[RECORDED INFORMATION]:
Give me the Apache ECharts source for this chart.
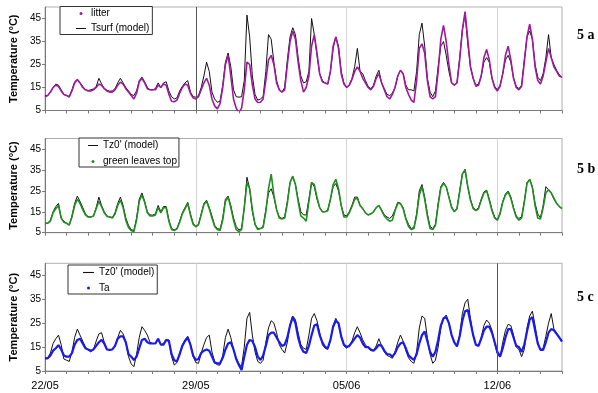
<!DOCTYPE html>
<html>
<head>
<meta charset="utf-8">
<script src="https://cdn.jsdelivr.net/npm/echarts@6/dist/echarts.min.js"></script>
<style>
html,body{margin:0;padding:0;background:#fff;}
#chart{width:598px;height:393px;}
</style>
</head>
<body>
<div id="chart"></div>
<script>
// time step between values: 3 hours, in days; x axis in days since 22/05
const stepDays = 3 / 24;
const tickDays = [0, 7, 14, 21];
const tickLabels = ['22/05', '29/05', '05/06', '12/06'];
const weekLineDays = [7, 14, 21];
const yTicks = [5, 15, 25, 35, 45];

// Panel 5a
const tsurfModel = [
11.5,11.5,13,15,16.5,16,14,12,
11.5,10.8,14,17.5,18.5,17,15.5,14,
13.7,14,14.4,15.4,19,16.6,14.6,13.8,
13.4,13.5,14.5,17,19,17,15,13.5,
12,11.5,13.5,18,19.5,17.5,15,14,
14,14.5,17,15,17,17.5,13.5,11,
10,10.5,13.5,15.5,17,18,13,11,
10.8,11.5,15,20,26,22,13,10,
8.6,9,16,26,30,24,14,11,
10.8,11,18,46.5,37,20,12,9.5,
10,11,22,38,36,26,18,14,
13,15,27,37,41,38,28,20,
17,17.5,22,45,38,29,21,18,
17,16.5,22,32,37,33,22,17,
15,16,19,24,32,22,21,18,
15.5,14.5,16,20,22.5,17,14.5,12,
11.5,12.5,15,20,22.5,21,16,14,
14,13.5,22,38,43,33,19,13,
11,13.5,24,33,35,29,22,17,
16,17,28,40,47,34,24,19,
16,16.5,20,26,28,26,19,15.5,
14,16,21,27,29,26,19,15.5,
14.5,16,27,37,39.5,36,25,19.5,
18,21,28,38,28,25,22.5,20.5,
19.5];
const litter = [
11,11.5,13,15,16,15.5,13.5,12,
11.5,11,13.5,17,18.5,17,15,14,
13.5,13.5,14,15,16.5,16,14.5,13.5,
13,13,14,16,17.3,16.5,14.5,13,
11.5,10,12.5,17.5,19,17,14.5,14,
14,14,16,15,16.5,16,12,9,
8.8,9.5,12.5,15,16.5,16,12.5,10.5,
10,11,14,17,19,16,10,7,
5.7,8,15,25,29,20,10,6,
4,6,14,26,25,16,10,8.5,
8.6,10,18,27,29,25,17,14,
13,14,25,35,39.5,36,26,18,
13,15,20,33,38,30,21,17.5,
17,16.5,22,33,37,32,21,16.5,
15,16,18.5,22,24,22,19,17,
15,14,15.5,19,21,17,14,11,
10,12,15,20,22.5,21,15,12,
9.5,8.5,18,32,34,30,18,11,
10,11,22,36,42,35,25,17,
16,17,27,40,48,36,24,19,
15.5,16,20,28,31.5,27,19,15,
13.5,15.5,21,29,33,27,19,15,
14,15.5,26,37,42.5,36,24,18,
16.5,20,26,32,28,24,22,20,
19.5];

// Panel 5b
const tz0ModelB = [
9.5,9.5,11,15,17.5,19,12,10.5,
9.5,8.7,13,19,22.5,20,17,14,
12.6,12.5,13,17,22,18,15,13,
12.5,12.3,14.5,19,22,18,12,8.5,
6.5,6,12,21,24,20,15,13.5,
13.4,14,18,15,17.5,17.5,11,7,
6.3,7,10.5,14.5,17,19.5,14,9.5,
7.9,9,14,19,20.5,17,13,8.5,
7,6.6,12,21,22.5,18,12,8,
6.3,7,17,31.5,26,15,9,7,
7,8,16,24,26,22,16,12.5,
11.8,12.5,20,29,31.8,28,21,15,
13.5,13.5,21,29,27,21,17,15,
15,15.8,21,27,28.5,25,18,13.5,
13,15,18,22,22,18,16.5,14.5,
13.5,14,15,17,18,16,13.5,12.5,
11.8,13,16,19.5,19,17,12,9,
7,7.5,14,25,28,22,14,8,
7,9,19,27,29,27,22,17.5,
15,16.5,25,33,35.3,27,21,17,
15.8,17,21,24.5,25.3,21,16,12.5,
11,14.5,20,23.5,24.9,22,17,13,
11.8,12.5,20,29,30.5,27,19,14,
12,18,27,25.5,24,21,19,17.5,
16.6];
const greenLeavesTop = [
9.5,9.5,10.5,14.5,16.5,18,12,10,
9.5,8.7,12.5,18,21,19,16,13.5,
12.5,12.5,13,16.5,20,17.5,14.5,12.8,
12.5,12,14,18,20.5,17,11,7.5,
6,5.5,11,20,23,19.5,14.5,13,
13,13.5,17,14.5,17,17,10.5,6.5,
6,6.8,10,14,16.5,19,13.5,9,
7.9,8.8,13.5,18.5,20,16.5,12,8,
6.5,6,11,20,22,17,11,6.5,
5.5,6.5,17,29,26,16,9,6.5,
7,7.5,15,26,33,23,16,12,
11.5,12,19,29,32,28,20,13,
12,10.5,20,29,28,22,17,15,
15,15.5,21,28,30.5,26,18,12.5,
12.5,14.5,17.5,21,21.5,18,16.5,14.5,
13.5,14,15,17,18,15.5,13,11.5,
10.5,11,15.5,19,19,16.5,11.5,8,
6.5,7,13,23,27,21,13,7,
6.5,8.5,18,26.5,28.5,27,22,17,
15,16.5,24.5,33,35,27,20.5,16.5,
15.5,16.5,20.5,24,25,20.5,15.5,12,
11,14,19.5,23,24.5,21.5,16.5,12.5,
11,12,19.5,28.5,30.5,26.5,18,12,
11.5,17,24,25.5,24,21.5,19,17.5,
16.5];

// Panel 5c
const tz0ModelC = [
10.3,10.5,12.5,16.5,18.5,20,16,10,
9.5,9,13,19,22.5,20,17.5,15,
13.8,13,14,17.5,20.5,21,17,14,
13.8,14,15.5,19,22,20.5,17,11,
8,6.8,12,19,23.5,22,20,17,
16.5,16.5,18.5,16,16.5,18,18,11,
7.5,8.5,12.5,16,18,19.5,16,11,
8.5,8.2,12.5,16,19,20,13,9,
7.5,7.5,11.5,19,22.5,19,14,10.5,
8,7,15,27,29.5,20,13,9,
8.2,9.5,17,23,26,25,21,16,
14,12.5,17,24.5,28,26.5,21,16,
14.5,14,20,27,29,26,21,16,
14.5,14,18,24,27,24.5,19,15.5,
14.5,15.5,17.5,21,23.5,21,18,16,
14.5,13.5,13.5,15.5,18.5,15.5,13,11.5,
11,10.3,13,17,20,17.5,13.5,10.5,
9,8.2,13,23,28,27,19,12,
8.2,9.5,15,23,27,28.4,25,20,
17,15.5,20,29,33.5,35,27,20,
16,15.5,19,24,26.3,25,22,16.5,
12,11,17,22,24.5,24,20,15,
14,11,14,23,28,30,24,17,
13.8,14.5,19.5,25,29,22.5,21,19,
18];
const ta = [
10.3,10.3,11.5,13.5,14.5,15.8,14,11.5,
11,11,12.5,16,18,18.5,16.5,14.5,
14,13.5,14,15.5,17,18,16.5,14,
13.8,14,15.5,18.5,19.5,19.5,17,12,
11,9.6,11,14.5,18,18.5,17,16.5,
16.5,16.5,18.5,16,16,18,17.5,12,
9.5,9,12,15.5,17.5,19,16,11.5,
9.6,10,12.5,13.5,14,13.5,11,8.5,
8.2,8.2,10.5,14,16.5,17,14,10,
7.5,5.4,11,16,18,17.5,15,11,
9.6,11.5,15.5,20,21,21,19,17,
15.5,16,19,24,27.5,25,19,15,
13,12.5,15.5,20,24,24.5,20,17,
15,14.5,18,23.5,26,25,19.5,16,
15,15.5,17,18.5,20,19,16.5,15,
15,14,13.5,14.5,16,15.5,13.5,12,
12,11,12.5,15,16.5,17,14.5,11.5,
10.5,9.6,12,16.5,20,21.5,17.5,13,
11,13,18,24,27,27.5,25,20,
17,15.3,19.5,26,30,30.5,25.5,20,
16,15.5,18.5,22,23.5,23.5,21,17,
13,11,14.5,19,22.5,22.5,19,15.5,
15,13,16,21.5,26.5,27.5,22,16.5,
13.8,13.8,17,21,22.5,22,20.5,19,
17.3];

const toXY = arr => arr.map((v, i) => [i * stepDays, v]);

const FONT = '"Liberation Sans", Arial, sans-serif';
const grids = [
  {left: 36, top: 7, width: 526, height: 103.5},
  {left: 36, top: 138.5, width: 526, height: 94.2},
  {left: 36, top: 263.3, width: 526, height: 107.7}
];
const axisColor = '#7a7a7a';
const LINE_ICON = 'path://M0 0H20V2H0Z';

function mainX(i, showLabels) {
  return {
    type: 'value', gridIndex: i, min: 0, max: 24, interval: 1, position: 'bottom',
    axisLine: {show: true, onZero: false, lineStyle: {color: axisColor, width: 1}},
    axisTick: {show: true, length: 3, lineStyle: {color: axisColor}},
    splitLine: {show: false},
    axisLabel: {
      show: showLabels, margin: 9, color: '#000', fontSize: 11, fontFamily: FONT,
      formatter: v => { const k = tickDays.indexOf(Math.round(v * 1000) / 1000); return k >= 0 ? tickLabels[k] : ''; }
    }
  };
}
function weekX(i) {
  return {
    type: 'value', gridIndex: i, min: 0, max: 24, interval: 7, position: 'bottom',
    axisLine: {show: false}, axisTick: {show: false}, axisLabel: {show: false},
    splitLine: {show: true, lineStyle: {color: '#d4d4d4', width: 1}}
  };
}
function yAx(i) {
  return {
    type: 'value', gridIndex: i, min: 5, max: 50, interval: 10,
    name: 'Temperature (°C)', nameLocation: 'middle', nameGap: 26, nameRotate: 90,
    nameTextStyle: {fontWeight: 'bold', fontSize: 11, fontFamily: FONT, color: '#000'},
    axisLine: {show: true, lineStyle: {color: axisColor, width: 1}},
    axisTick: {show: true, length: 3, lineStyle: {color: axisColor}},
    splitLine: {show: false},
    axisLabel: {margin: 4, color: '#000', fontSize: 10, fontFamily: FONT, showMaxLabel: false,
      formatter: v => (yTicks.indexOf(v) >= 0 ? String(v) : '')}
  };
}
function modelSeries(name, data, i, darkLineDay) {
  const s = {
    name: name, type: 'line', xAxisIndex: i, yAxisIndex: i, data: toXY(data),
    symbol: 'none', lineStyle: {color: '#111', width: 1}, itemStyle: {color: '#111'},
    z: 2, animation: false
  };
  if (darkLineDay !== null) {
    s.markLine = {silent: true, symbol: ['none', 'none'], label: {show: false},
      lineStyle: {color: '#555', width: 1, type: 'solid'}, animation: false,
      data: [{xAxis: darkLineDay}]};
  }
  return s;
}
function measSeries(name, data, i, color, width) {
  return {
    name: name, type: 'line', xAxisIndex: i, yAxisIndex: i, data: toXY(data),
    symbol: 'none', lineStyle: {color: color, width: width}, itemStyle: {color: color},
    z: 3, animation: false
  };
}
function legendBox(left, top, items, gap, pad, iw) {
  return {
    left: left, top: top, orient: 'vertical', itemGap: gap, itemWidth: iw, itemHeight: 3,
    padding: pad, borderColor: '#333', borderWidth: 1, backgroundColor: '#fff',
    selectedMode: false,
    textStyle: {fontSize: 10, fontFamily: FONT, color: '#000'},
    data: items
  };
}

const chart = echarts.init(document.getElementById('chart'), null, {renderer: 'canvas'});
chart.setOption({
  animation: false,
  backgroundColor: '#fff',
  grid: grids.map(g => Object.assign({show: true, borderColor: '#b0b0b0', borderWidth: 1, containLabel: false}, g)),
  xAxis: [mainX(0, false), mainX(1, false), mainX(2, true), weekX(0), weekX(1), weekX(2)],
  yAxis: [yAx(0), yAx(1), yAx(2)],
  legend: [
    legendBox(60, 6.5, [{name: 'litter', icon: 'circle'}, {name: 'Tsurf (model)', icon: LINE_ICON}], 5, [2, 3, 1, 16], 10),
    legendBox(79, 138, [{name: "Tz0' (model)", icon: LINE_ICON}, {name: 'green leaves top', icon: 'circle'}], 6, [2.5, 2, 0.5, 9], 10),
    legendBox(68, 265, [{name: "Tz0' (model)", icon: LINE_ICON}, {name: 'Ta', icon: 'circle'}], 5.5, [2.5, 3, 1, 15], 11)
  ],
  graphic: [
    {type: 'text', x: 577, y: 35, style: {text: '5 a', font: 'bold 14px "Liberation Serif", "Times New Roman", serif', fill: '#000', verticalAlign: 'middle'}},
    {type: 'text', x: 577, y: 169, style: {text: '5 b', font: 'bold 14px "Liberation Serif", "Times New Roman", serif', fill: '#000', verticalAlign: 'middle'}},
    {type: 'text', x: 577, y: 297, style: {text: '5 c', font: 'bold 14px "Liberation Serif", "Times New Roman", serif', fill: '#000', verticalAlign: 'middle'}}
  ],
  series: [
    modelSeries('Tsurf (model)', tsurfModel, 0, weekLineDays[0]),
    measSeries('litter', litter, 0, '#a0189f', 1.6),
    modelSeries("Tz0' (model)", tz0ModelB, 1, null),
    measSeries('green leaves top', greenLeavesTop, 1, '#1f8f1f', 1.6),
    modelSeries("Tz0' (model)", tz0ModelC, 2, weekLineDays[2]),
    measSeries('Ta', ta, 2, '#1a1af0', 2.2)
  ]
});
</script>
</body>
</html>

[WHAT THE TASK REQUIRES]: Please quote the lines of the material, beginning with the first and ending with the one that contains "const yTicks = [5, 15, 25, 35, 45];", exactly as written and without any pictures.

[RIGHT ANSWER]:
Give me the Apache ECharts source for this chart.
<!DOCTYPE html>
<html>
<head>
<meta charset="utf-8">
<script src="https://cdn.jsdelivr.net/npm/echarts@6/dist/echarts.min.js"></script>
<style>
html,body{margin:0;padding:0;background:#fff;}
#chart{width:598px;height:393px;}
</style>
</head>
<body>
<div id="chart"></div>
<script>
// time step between values: 3 hours, in days; x axis in days since 22/05
const stepDays = 3 / 24;
const tickDays = [0, 7, 14, 21];
const tickLabels = ['22/05', '29/05', '05/06', '12/06'];
const weekLineDays = [7, 14, 21];
const yTicks = [5, 15, 25, 35, 45];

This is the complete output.